The bad news is that the 0.25% adjustment will cost you
about US$1.75 per container extra, against a northbound
basic freight rate of US$700
THERE IS good and bad news for the shipper - although none of it of headline status - in the Europe Southern Africa Conference zeroing-out its currency adjustment factor (CAF) on the trade.
As a form of forward cover, and a supposed safety margin for the shipping lines on the Europe run, it has been sitting at -0.25% for some time. A level which the lines have hinted at as being a nuisance - with the cost of calculating and invoicing the sum considered greater than the amount received.

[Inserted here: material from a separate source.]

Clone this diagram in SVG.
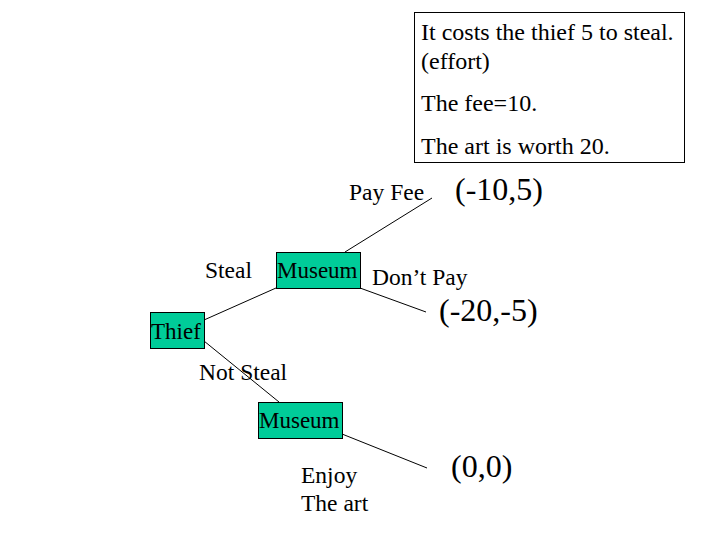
<svg xmlns="http://www.w3.org/2000/svg" width="720" height="540" viewBox="0 0 720 540">
<style>
text{font-family:"Liberation Serif","Times New Roman",serif;fill:#000}
.n{fill:#00CC99;stroke:#000;stroke-width:1}
.t{font-size:23px}
.l{font-size:23.500px}
.p{font-size:32px}
.b{font-size:24px}
.c line{stroke:#000;stroke-width:1}
</style>
<rect width="720" height="540" fill="#fff"/>
<g id="note">
<rect x="414.500" y="12.500" width="270" height="150" fill="#fff" stroke="#000" stroke-width="1"/>
<text class="b" x="421" y="40">It costs the thief 5 to steal.</text>
<text class="b" x="421" y="69">(effort)</text>
<text class="b" x="421" y="111">The fee=10.</text>
<text class="b" x="421" y="154">The art is worth 20.</text>
</g>
<g class="c" id="connectors">
<line x1="204" y1="320" x2="276" y2="288"/>
<line x1="345" y1="252" x2="432" y2="198"/>
<line x1="360" y1="288" x2="426" y2="312"/>
<line x1="204" y1="341" x2="279" y2="402"/>
<line x1="342" y1="434" x2="427" y2="468"/>
</g>
<g id="thief">
<rect class="n" x="150.500" y="312.500" width="54" height="36"/>
<text class="t" x="151" y="339">Thief</text>
</g>
<g id="museum1">
<rect class="n" x="276.500" y="252.500" width="84" height="36"/>
<text class="t" x="277" y="278">Museum</text>
</g>
<g id="museum2">
<rect class="n" x="258.500" y="402.500" width="84" height="36"/>
<text class="t" x="259" y="428">Museum</text>
</g>
<g id="labels">
<text class="l" x="349" y="200">Pay Fee</text>
<text class="p" x="455" y="200">(-10,5)</text>
<text class="l" x="205" y="278">Steal</text>
<text class="l" x="372" y="285">Don’t Pay</text>
<text class="p" x="439" y="321">(-20,-5)</text>
<text class="l" x="199" y="380">Not Steal</text>
<text class="l" x="301" y="483">Enjoy</text>
<text class="l" x="301" y="511">The art</text>
<text class="p" x="451" y="477">(0,0)</text>
</g>
</svg>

The CAF mechanism was there to protect freight rates from currency fluctuations, Steve Pollington, at the conference offices in London, told FTW this week.
But, as the Euro has come in as the single currency - rather than the 11 separate national currencies of the past - there is now a stability in the currency exchange market. Instead of these currencies fluctuating one-against-the-other they will now move en-bloc against our tariff currency, the US dollar, said the conference.
This justified the setting of the CAF to zero - effective since February 1.
The bad news is that the 0.25% adjustment will cost you about US$1.75 per container extra, against a northbound basic freight rate of US$700.
But, said Pollington, the good news for shippers is that - now that we've zeroed it out, and with the stability of the Euro - the CAF is unlikely ever to be re-introduced.
Not that it's impossible. The conference is retaining the right to apply the CAF, and will be continually monitoring the level of CAF potentially applicable.
But, Pollington added, there needs to be a two percentage points swing to the potential CAF level for a change to be made - and the conference feels that a period of much-needed stability will ensue.